Daniel A. McGowan is the executive director of Deir Yassin Remembered, an organization seeking to build a memorial in Deir Yassin, a former Palestinian-Arab village near Jerusalem, to commemorate the massacre there on April 9, 1948, in which 107 or more villagers were killed by forces from the Irgun and Lehi paramilitary groups.

Deir Yassin Remembered has been classified as an "active Holocaust denial hate group" by the Southern Poverty Law Center. The group was denounced by Jeremy Corbyn's campaign after Corbyn's attendance at some Deir Yassin Remembered programs was revealed.

McGowan wrote the foreword to Holocaust denier Germar Rudolf's Resistance is Obligatory, published by the Barnes Review. Although McGowan has denied charges of being a Holocaust denier, he has expressed doubts about the number of Jews killed, suggesting that the death toll was instead between three million and six million and that many of the victims died from natural causes.
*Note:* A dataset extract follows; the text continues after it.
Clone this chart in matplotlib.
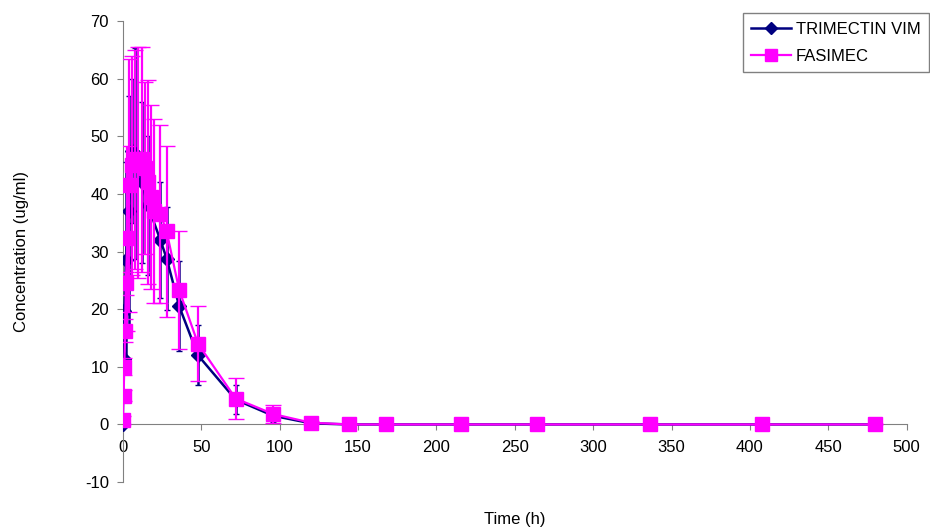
import numpy as np
import matplotlib.pyplot as plt
from matplotlib.lines import Line2D

plt.rcParams['font.family'] = ['Liberation Sans', 'DejaVu Sans']
plt.rcParams['axes.unicode_minus'] = False

# TRIMECTIN VIM
t_tri = [0, 0.5, 1, 2, 4, 6, 8, 12, 16, 24, 28, 36, 48, 72, 96, 120,
         144, 168, 216, 264, 336, 408, 480]
c_tri = [0, 11.3, 19.7, 28.5, 37, 47.5, 47, 42, 38, 32, 28.8, 20.5, 12,
         4.3, 1.5, 0.2, 0, 0, 0, 0, 0, 0, 0]
sd_tri = [0, 0.5, 1, 17, 20, 12.5, 18.3, 14, 12, 10, 9, 7.8, 5.2,
          2.5, 1.0, 0.2, 0, 0, 0, 0, 0, 0, 0]

# FASIMEC
t_fas = [0, 0.5, 1, 1.5, 2, 3, 4, 6, 8, 10, 12, 14, 16, 18, 20, 24, 28,
         36, 48, 72, 96, 120, 144, 168, 216, 264, 336, 408, 480]
c_fas = [0.8, 5, 10, 16.3, 24.5, 32.3, 41.5, 45, 46, 45.5, 46, 44.5, 42,
         39.5, 37, 36.5, 33.5, 23.3, 14, 4.5, 1.8, 0.3, 0, 0, 0, 0, 0, 0, 0]
sd_fas = [0.7, 1, 1.5, 2, 2, 16, 22, 19, 19, 20, 19.5, 15, 17.7, 16, 16,
          15.5, 14.8, 10.2, 6.5, 3.5, 1.5, 0.3, 0, 0, 0, 0, 0, 0, 0]

navy = '#000080'
pink = '#FF00FF'

fig = plt.figure(figsize=(9.3, 5.28), dpi=100)
ax = fig.add_axes([0.132, 0.087, 0.843, 0.873])

ax.errorbar(t_tri, c_tri, yerr=sd_tri, color=navy, marker='D',
            markersize=7, linewidth=1.8, elinewidth=1.8, capsize=2,
            zorder=3)
ax.errorbar(t_fas, c_fas, yerr=sd_fas, color=pink, marker='s',
            markersize=10, linewidth=1.6, elinewidth=1.6, capsize=6,
            zorder=4)

ax.set_xlim(0, 500)
ax.set_ylim(-10, 70)
ax.set_xticks(np.arange(0, 501, 50))
ax.set_yticks(np.arange(-10, 71, 10))

ax.spines['top'].set_visible(False)
ax.spines['right'].set_visible(False)
ax.spines['bottom'].set_position(('data', 0))
ax.spines['bottom'].set_color('#808080')
ax.spines['left'].set_color('#808080')
ax.tick_params(axis='both', colors='#808080', labelcolor='black',
               labelsize=12, direction='out', length=4)
ax.tick_params(axis='x', pad=7)
ax.tick_params(axis='y', pad=6)

ax.set_xlabel('Time (h)', fontsize=12)
ax.xaxis.set_label_coords(0.5, -0.066)
ax.set_ylabel('Concentration (ug/ml)', fontsize=12)
ax.yaxis.set_label_coords(-0.12, 0.5)

handles = [
    Line2D([], [], color=navy, marker='D', markersize=6, linewidth=1.8),
    Line2D([], [], color=pink, marker='s', markersize=9, linewidth=1.6),
]
leg = ax.legend(handles, ['TRIMECTIN VIM', 'FASIMEC'], loc='upper right',
                bbox_to_anchor=(0.999, 0.975), bbox_transform=fig.transFigure,
                fancybox=False, edgecolor='#808080', fontsize=12,
                framealpha=1, borderaxespad=0, handlelength=2.4,
                labelspacing=0.75, borderpad=0.5, handletextpad=0.3)
leg.get_frame().set_linewidth(1)

fig.savefig('out.png', dpi=100)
McGowan is professor emeritus of economics at Hobart and William Smith Colleges. He is a columnist for Counterpunch, and the co-author, with Marc H. Ellis, of Remembering Deir Yassin: The Future of Israel and Palestine (1998). He also runs an organization called Righteous Jews, a play on the phrase righteous gentiles, for Jews willing to defend the rights of the Palestinians.